# urllib & Requests

## Urllib

Urllib is a package that combines several modules to preprocess the URLs. In simple words, it is an HTTP client for python programming languages, the latest version of 

Urllib is urllib3 1.26.2 which supports thread-safe connection, connection pooling, client-side verification using SSL/TLS verification, multipart encoding, support for gzip, and brotli encoding. It brings many critical features that are missing from traditional python libraries.

Urllib3 is one of the widely downloaded packages on PyPi, and it is the first to execute in any web scraping script, it is available under the MIT license.

By using urllib.request we can simply open and read URLs.

urllib.error defines the exceptions and errors raised by the urllib.request command.

urllib.parse is used for parsing URLs.

urllib.robotparser is used for parsing [robots.txt](https://developers.google.com/search/docs/advanced/robots/intro) files.

## Requests

Requests is an open-source python library that makes HTTP requests more human-friendly and simple to use. It is developed by Kenneth Reitz, Cory Benfield, Ian Stapleton Cordasco, Nate Prewitt with an initial release in February 2011.

Requests module library is Apache2 licensed, which is written in Python.

To read about it more, please refer [this](https://analyticsindiamag.com/web-scraping-frameworks/) article.

# Code Implementation

## Installation

In [None]:
!python -m pip install pip --upgrade --user -q
!python -m pip install numpy pandas seaborn matplotlib scipy statsmodels scikit-image urllib3 --user -q

In [None]:
import IPython
IPython.Application.instance().kernel.do_shutdown(True)

## Quickstart

In [None]:
import urllib3

http = urllib3.PoolManager()
r = http.request('GET', 'http://httpbin.org/robots.txt')
r.status

In [None]:
r.data

Let’s scrape a website using urllib and regular expressions

In [None]:
#1 libraries needed
import urllib.request
import urllib.parse 
import re 

#2 search   
url = 'https://analyticsindiamag.com/'
values = {'s':'Web Scraping', 
          'submit':'search'} 
#defining header
header= {'User-Agent': 'Mozilla/5.0 (X11; Linux x86_64) ' 
      'AppleWebKit/537.11 (KHTML, like Gecko) '
      'Chrome/23.0.1271.64 Safari/537.11',
      'Accept': 'text/html,application/xhtml+xml,application/xml;q=0.9,*/*;q=0.8',
      'Accept-Charset': 'ISO-8859-1,utf-8;q=0.7,*;q=0.3',
      'Accept-Encoding': 'none',
      'Accept-Language': 'en-US,en;q=0.8',
      'Connection': 'keep-alive'}

#3 parse
data = urllib.parse.urlencode(values) 
data = data.encode('utf-8') 
req = urllib.request.Request(url, data, headers=header) 

In [None]:
resp = urllib.request.urlopen(req) 

In [None]:
respData = resp.read() 

#4 extract using regular expressions
document = re.findall(r'<p>(.*?)</p>',str(respData)) 
   
for line in document: 
    print(line) 

## Requests

In [None]:
#1 importing modules
import requests
from bs4 import BeautifulSoup

#2 using .GET()
res = requests.get('https://analyticsindiamag.com/')

#3 beautiful for extracting only reliable data
soup = BeautifulSoup(res.text, 'html.parser')
article_block =soup.find_all('div',class_='post-title')
for titles in article_block:
	title =titles.find('span').get_text()
	print(title)

## Use- case of Request other than Web scraping

We can use the requests module to request our web API to get answers like in this case we are using POST on web API: https://loan5.herokuapp.com/api

This API is used to predict loan approval.
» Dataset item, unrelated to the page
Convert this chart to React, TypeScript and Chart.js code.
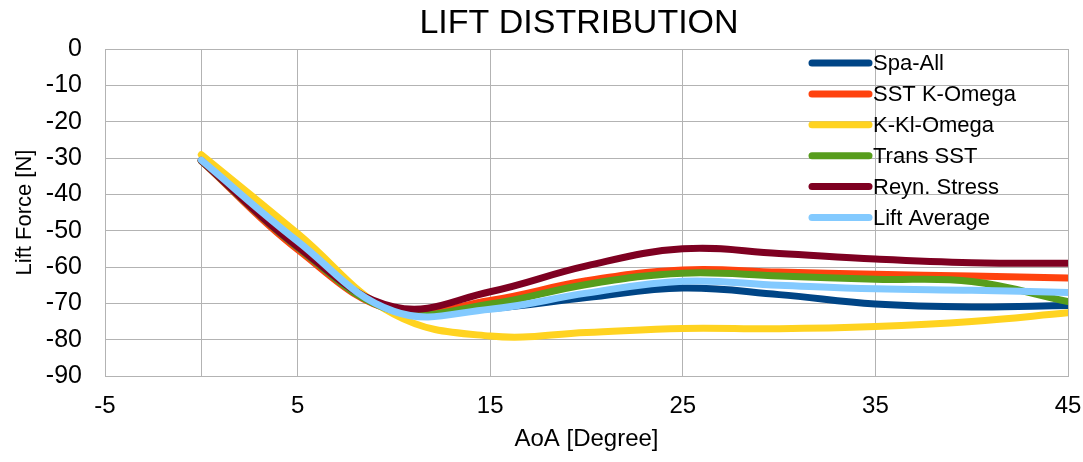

It returns 1 or 0, i.e. approved or disapproved on passing some attributes like gender, credit history, married, etc.

In [None]:
#1
import json
import requests
url= 'https://loan5.herokuapp.com/api'

#2 sample data
data={'Gender':1, 'Married':1, 'Dependents':2, 'Education':0, 'Self_Employed':1,'Credit_History':0,'Property_Area':1, 'Income':1}
data = json.dumps(data)

#3 sending requesting with data to webapi and it will 
#Return the answer.
send_req = requests.post(url, data)
print(send_req.json())